Accordingly, the process of the invention is preferably carried out using ore mixtures which can be obtained by treatment of mine deposits by conventional processes for separating off the ores. Conventional processes are known to those skilled in the art, for example conventional flotation, in particular special processes such as ultraflotation or carrier flotation, or leaching processes such as dump leaching, heap leaching or tank leaching. These mine wastes referred to as tailings differ from conventional ores obtained in mines in that the concentration of the ores or the noble metals in the tailings is significantly lower than in the original ores. Furthermore, the tailings can be present as finely particulate residues in the form of slurries; for example the particles have diameters of from 20 to 50 μm. However, larger particles can also be present. In contrast to ores obtained in mines, tailings can also comprise impurities in the form of organic compounds and/or salts and can possibly have a pH which deviates from the neutral pH of the original ore, i.e. is in the acidic or basic range.

In a preferred embodiment of the process of the invention, the mixture comprising at least one first material and at least one second material is present in the form of particles having a size of from 100 nm to 150 μm in step (A), see, for example, U.S. Pat. No. 5,051,199. In a preferred embodiment, this particle size is obtained by milling. Suitable processes and apparatuses are known to those skilled in the art, for example wet milling in a ball mill. A preferred embodiment of the process of the invention thus comprises milling the mixture comprising at least one first material and at least one second material to particles having a size of from 100 nm to 150 μm before or during step (A).

In general, the mixtures to be treated by the process of the invention comprise at least one first material in an amount of from 0.001 to 1.0% by weight, based on the total mixture, and at least one second material, preferably at least one first material in an amount of from 0.001 to 0.5% by weight, based on the total mixture, and at least one second material, particularly preferably at least one first material in an amount of from 0.001 to 0.3% by weight, based on the total mixture, and at least one second material. The amount of the at least one second material preferably corresponds to the balance to 100% by weight.

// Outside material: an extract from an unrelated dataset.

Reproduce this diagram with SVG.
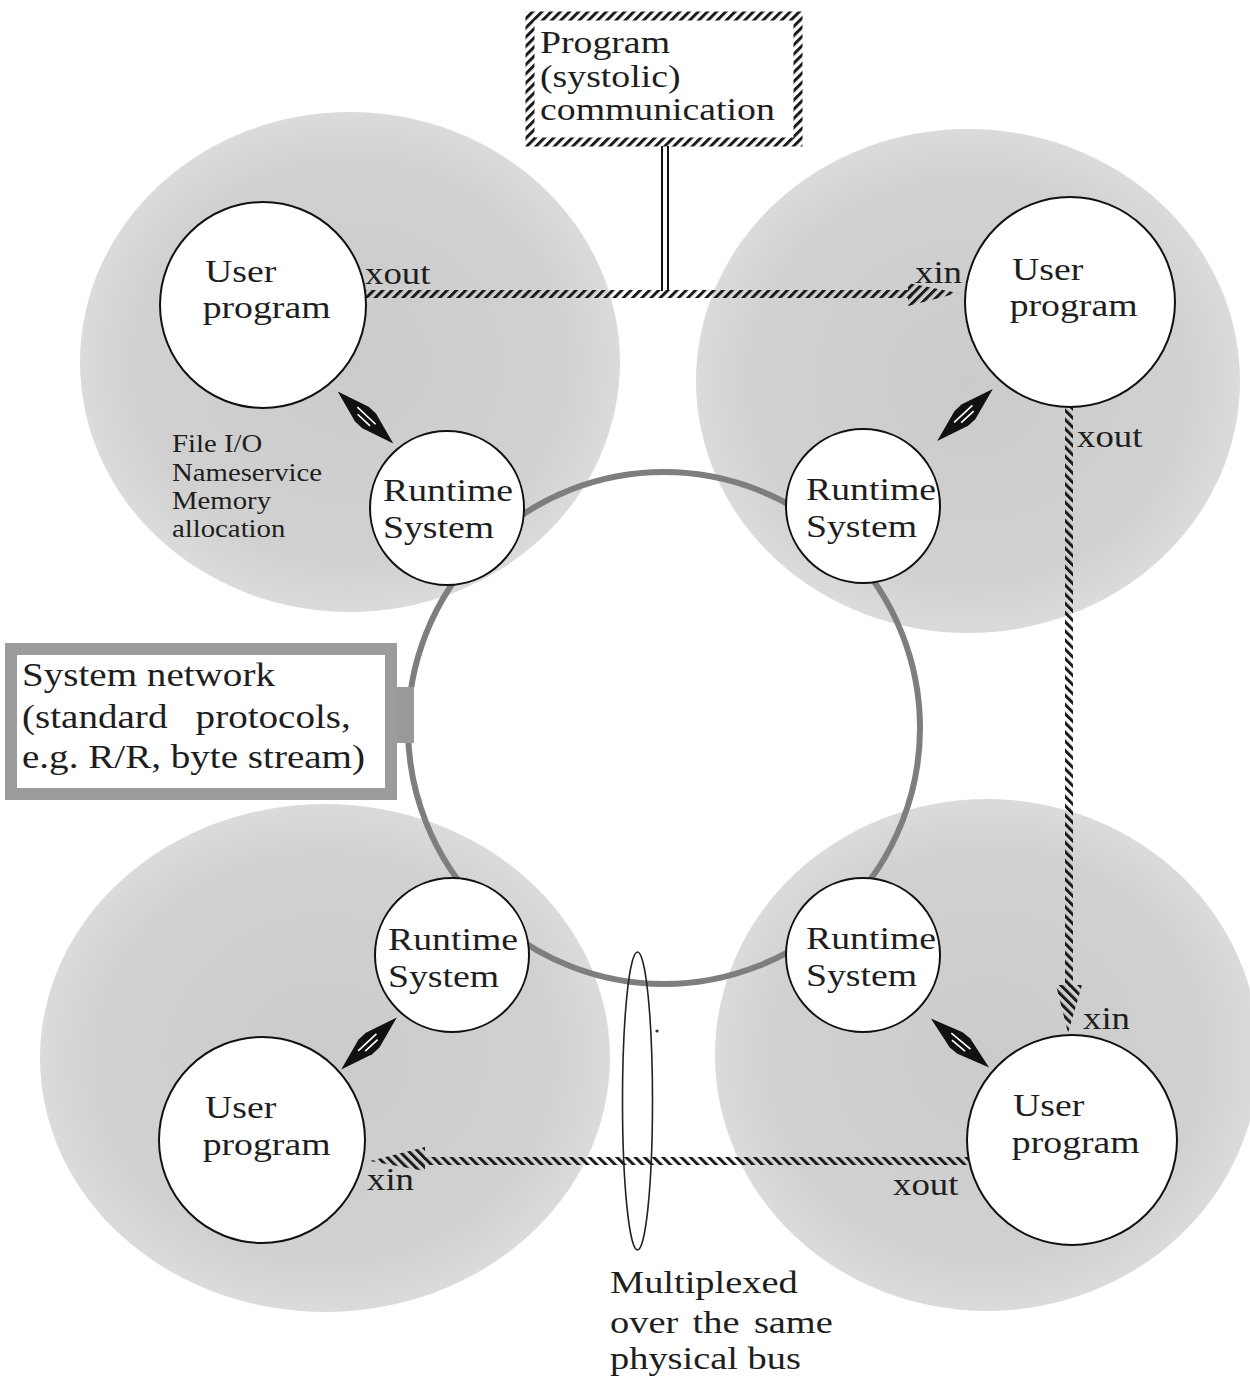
<svg xmlns="http://www.w3.org/2000/svg" xmlns:xlink="http://www.w3.org/1999/xlink" width="1250" height="1382" viewBox="0 0 1250 1382">
<style>
.t{font-family:"Liberation Serif","Times New Roman",serif;font-size:32px;fill:#1e1e1e}
.s{font-family:"Liberation Serif","Times New Roman",serif;font-size:25px;fill:#1e1e1e}
.blob{fill:url(#blobG)}
.node{fill:#fff;stroke:#111;stroke-width:2}
</style>
<defs>
<radialGradient id="blobG" cx="0.5" cy="0.5" r="0.5">
<stop offset="0" stop-color="#cbcbcb"/>
<stop offset="0.8" stop-color="#d1d1d1"/>
<stop offset="1" stop-color="#dbdbdb"/>
</radialGradient>
<pattern id="hatchA" width="6.5" height="6.5" patternUnits="userSpaceOnUse" patternTransform="rotate(45)">
<rect width="3" height="6.5" fill="#1a1a1a"/>
</pattern>
<pattern id="hatchB" width="6.5" height="6.5" patternUnits="userSpaceOnUse" patternTransform="rotate(-45)">
<rect width="3" height="6.5" fill="#1a1a1a"/>
</pattern>
<g id="dbl">
<path d="M-38,0 L-5,-10 L5,-10 L38,0 L5,10 L-5,10 Z" fill="#111"/>
<path d="M-13,-2 L12,-2 M-8,3 L9,3" stroke="#fff" stroke-width="1.6" fill="none"/>
</g>
</defs>
<rect width="1250" height="1382" fill="#fff"/>

<g id="blobs">
<ellipse class="blob" cx="350" cy="362" rx="270" ry="250"/>
<ellipse class="blob" cx="968" cy="381" rx="272" ry="252"/>
<ellipse class="blob" cx="325" cy="1058" rx="285" ry="254"/>
<ellipse class="blob" cx="987" cy="1055" rx="272" ry="256"/>
</g>

<g id="connectors">
<!-- system ring -->
<circle cx="664" cy="728" r="256" fill="none" stroke="#7e7e7e" stroke-width="6"/>
<!-- system network box link -->
<rect x="396" y="687" width="18" height="56" fill="#999"/>
<!-- top box link: double line -->
<line x1="662" y1="146" x2="662" y2="291" stroke="#111" stroke-width="2"/>
<line x1="668" y1="146" x2="668" y2="291" stroke="#111" stroke-width="2"/>
<!-- top xout -> xin -->
<rect x="364" y="290" width="548" height="8" fill="url(#hatchA)"/>
<polygon points="908,283 958,293 908,306" fill="url(#hatchA)"/>
<!-- right xout -> xin -->
<rect x="1065" y="407" width="8" height="580" fill="url(#hatchB)"/>
<polygon points="1056,985 1082,985 1068,1033" fill="url(#hatchB)"/>
<!-- bottom xout -> xin -->
<rect x="420" y="1157" width="549" height="8" fill="url(#hatchB)"/>
<polygon points="370,1161 425,1147 425,1171" fill="url(#hatchB)"/>
<!-- user <-> runtime -->
<use xlink:href="#dbl" transform="translate(365.5,417.5) rotate(43)"/>
<use xlink:href="#dbl" transform="translate(965,415) rotate(-43)"/>
<use xlink:href="#dbl" transform="translate(369,1043.5) rotate(-43)"/>
<use xlink:href="#dbl" transform="translate(960,1043) rotate(40)"/>
<!-- multiplex ellipse -->
<ellipse cx="637.5" cy="1101" rx="15" ry="149" fill="none" stroke="#222" stroke-width="1.6"/>
<circle cx="657" cy="1031" r="1.6" fill="#333"/>
</g>

<g id="label-program-comm">
<rect x="530" y="16" width="268" height="126" fill="#fff" stroke="url(#hatchA)" stroke-width="9"/>
<text class="t" transform="translate(540 53) scale(1.18 1)"><tspan x="0" y="0">Program</tspan><tspan x="0" y="34">(systolic)</tspan><tspan x="0" y="67">communication</tspan></text>
</g>

<g id="label-system-network">
<rect x="11" y="649" width="380" height="145" fill="#fff" stroke="#9c9c9c" stroke-width="12"/>
<text class="t" style="font-size:34px" transform="translate(22 686) scale(1.15 1)"><tspan x="0" y="0">System network</tspan><tspan x="0" y="42" word-spacing="16">(standard protocols,</tspan><tspan x="0" y="82">e.g. R/R, byte stream)</tspan></text>
</g>

<g id="user-tl">
<circle class="node" cx="263" cy="305" r="103"/>
<text class="t" transform="translate(205 282) scale(1.18 1)"><tspan x="0" y="0">User</tspan><tspan x="-2" y="36">program</tspan></text>
</g>
<g id="user-tr">
<circle class="node" cx="1070" cy="302" r="105"/>
<text class="t" transform="translate(1012 280) scale(1.18 1)"><tspan x="0" y="0">User</tspan><tspan x="-2" y="36">program</tspan></text>
</g>
<g id="user-bl">
<circle class="node" cx="262" cy="1140" r="103"/>
<text class="t" transform="translate(205 1118) scale(1.18 1)"><tspan x="0" y="0">User</tspan><tspan x="-2" y="37">program</tspan></text>
</g>
<g id="user-br">
<circle class="node" cx="1072" cy="1140" r="105"/>
<text class="t" transform="translate(1013 1116) scale(1.18 1)"><tspan x="0" y="0">User</tspan><tspan x="-1" y="37">program</tspan></text>
</g>

<g id="rt-tl">
<circle class="node" cx="447" cy="508" r="77"/>
<text class="t" transform="translate(383 501) scale(1.18 1)"><tspan x="0" y="0">Runtime</tspan><tspan x="0" y="37">System</tspan></text>
</g>
<g id="rt-tr">
<circle class="node" cx="863" cy="506" r="77"/>
<text class="t" transform="translate(806 500) scale(1.18 1)"><tspan x="0" y="0">Runtime</tspan><tspan x="0" y="37">System</tspan></text>
</g>
<g id="rt-bl">
<circle class="node" cx="452" cy="955" r="77"/>
<text class="t" transform="translate(388 950) scale(1.18 1)"><tspan x="0" y="0">Runtime</tspan><tspan x="0" y="37">System</tspan></text>
</g>
<g id="rt-br">
<circle class="node" cx="863" cy="955" r="77"/>
<text class="t" transform="translate(806 949) scale(1.18 1)"><tspan x="0" y="0">Runtime</tspan><tspan x="0" y="37">System</tspan></text>
</g>

<g id="labels">
<text class="s" transform="translate(172 452) scale(1.15 1)"><tspan x="0" y="0">File I/O</tspan><tspan x="0" y="29">Nameservice</tspan><tspan x="0" y="57">Memory</tspan><tspan x="0" y="85">allocation</tspan></text>
<text class="t" transform="translate(365 284) scale(1.15 1)">xout</text>
<text class="t" transform="translate(915 283) scale(1.15 1)">xin</text>
<text class="t" transform="translate(1077 447) scale(1.15 1)">xout</text>
<text class="t" transform="translate(1083 1029) scale(1.15 1)">xin</text>
<text class="t" transform="translate(367 1190) scale(1.15 1)">xin</text>
<text class="t" transform="translate(893 1195) scale(1.15 1)">xout</text>
<text class="t" transform="translate(610 1293) scale(1.2 1)"><tspan x="0" y="0">Multiplexed</tspan><tspan x="0" y="40" word-spacing="4">over the same</tspan><tspan x="0" y="76">physical bus</tspan></text>
</g>
</svg>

Examples of sulfidic minerals present in the mixtures which can be used according to the invention are those mentioned above. In addition, sulfides of metals other than copper, for example sulfides of iron, lead, zinc or molybdenum, i.e. FeS/FeS₂, PbS, ZnS or MoS₂, can be present in the mixtures. Furthermore, oxidic compounds of metals and semimetals, for example silicates or borates or other salts of metals and semimetals, for example phosphates, sulfates or oxides/hydroxides/carbonates and further salts, for example azurite [Cu₃(CO₃)₂(OH)₂], malachite [Cu₂[(OH)₂(CO₃)]], barite (BaSO₄), monazite ((La—Lu)PO₄), can be present in the ore mixtures to be treated according to the invention. Further examples of the at least one first material which is separated off by means of the process of the invention are noble metals, for example Au, Ag, Pt, Pd, Rh, Ru etc., which can be present either in the native state or in the bound state in the mineral, also associated with other metals.

An ore mixture which is typically used and can be separated by the process of the invention comprises from 0.1 to 0.3% by weight, for example 0.2% by weight, of copper sulfide, for example Cu₂S and/or bornite Cu₅FeS₄, possibly feldspar and/or chromium, iron, titanium and magnesium oxides and silicon dioxide (SiO₂) as balance to 100% by weight.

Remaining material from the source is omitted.